The reason why I am saying this is because your results may feel very different than mine. My friend felt drawn INTO the earth while I felt it flowing up into me and through me like I had become a node within a living circuitry. And who knows, it may also be that these energies are so large and complex that you can relate to them in a myriad of ways. Perhaps at a certain level all energy is itself unlimited and relies on the focus of those around it in order to perceive the broader aspects of it’s being. What? Everything is multidimensional. Every atom, every star. When we begin perceiving like this, we do so in a potentially broader way, right? And the enormity of the experience is our touching on this multiplicity of expression in all things. Like a diamond with all these facets. You are one such expression…..and your ego helps to hold back the holy torrent of being and energy from knocking you over…..and yet, when you open the door a crack a trickle comes through.
Trust your instincts…..walk through nature…..practice clearing….feeling your insides being cleared away. And who knows, maybe washing the dishes might do it,or sweeping up leaves or…clear, walk and don’t over think it. Let your intuition have room to work.

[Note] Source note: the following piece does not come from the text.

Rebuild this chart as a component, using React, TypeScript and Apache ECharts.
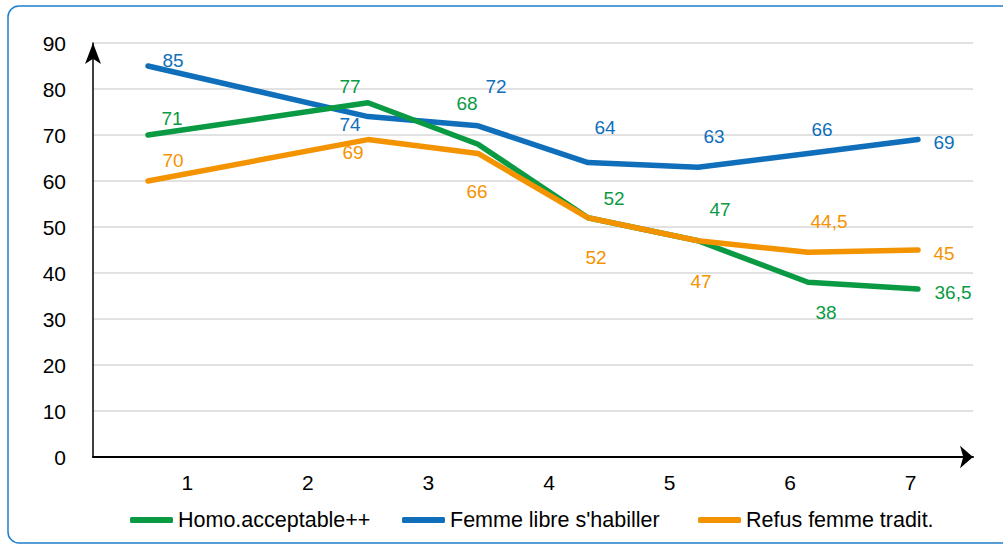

When it worked for me, It did so without my needing to think about it. I just stopped. Clear, I had nothing else left except to feel.
Spring is on its way! Yes, a few more months of cold and February is for us the hardest, but there is a feeling in the air that tells me is time to transplant the raspberries NOW if I want to triple my crop come spring and summer! Curled, just waiting for the trigger of more sun, bud wait in dream for the moment they begin to break free. Ah! My favorite time of year! Here it comes!